------ DATA FOR THIS EXERCISE ------

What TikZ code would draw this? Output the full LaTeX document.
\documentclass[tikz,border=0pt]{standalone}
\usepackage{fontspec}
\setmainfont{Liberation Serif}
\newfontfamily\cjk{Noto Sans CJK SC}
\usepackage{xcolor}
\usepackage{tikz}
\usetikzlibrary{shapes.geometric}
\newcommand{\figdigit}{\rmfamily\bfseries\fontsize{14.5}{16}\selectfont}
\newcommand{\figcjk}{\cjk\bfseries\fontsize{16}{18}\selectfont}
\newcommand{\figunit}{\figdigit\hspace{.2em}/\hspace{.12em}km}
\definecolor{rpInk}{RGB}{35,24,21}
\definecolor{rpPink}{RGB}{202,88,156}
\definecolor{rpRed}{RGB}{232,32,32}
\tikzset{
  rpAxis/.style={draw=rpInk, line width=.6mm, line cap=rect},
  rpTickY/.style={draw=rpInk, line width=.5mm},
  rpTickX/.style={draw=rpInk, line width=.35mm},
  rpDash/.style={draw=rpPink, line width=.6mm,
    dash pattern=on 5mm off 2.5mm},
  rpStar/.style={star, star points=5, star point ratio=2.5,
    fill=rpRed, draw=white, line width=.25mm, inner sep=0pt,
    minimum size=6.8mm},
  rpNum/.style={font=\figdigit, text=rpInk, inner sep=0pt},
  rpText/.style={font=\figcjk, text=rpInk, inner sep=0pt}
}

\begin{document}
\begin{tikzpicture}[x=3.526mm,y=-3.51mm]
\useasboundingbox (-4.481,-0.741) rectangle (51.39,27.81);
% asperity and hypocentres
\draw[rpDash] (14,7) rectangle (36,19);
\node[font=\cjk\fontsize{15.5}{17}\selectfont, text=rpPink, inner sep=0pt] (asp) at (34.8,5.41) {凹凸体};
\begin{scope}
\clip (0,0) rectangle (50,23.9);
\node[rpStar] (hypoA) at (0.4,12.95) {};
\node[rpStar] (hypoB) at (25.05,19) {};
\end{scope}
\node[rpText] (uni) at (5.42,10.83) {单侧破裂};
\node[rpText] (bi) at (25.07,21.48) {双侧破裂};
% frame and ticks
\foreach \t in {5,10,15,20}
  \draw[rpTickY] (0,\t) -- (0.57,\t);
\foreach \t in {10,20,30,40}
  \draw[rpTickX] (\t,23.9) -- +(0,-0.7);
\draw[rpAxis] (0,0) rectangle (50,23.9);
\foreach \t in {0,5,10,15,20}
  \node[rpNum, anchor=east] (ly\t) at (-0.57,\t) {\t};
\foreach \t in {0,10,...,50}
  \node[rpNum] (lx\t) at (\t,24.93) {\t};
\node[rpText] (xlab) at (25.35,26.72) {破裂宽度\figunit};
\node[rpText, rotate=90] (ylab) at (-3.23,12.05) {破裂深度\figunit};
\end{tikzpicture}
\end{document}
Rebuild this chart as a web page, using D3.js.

------

* _TASK DETAILS_
Each record must be returned exactly as it is written.

* _RIGHT ANSWER_
What TikZ code would draw this? Output the full LaTeX document.
\documentclass[tikz,border=0pt]{standalone}
\usepackage{fontspec}
\setmainfont{Liberation Serif}
\newfontfamily\cjk{Noto Sans CJK SC}
\usepackage{xcolor}
\usepackage{tikz}
\usetikzlibrary{shapes.geometric}
\newcommand{\figdigit}{\rmfamily\bfseries\fontsize{14.5}{16}\selectfont}
\newcommand{\figcjk}{\cjk\bfseries\fontsize{16}{18}\selectfont}
\newcommand{\figunit}{\figdigit\hspace{.2em}/\hspace{.12em}km}
\definecolor{rpInk}{RGB}{35,24,21}
\definecolor{rpPink}{RGB}{202,88,156}
\definecolor{rpRed}{RGB}{232,32,32}
\tikzset{
  rpAxis/.style={draw=rpInk, line width=.6mm, line cap=rect},
  rpTickY/.style={draw=rpInk, line width=.5mm},
  rpTickX/.style={draw=rpInk, line width=.35mm},
  rpDash/.style={draw=rpPink, line width=.6mm,
    dash pattern=on 5mm off 2.5mm},
  rpStar/.style={star, star points=5, star point ratio=2.5,
    fill=rpRed, draw=white, line width=.25mm, inner sep=0pt,
    minimum size=6.8mm},
  rpNum/.style={font=\figdigit, text=rpInk, inner sep=0pt},
  rpText/.style={font=\figcjk, text=rpInk, inner sep=0pt}
}

\begin{document}
\begin{tikzpicture}[x=3.526mm,y=-3.51mm]
\useasboundingbox (-4.481,-0.741) rectangle (51.39,27.81);
% asperity and hypocentres
\draw[rpDash] (14,7) rectangle (36,19);
\node[font=\cjk\fontsize{15.5}{17}\selectfont, text=rpPink, inner sep=0pt] (asp) at (34.8,5.41) {凹凸体};
\begin{scope}
\clip (0,0) rectangle (50,23.9);
\node[rpStar] (hypoA) at (0.4,12.95) {};
\node[rpStar] (hypoB) at (25.05,19) {};
\end{scope}
\node[rpText] (uni) at (5.42,10.83) {单侧破裂};
\node[rpText] (bi) at (25.07,21.48) {双侧破裂};
% frame and ticks
\foreach \t in {5,10,15,20}
  \draw[rpTickY] (0,\t) -- (0.57,\t);
\foreach \t in {10,20,30,40}
  \draw[rpTickX] (\t,23.9) -- +(0,-0.7);
\draw[rpAxis] (0,0) rectangle (50,23.9);
\foreach \t in {0,5,10,15,20}
  \node[rpNum, anchor=east] (ly\t) at (-0.57,\t) {\t};
\foreach \t in {0,10,...,50}
  \node[rpNum] (lx\t) at (\t,24.93) {\t};
\node[rpText] (xlab) at (25.35,26.72) {破裂宽度\figunit};
\node[rpText, rotate=90] (ylab) at (-3.23,12.05) {破裂深度\figunit};
\end{tikzpicture}
\end{document}
Rebuild this chart as a web page, using D3.js.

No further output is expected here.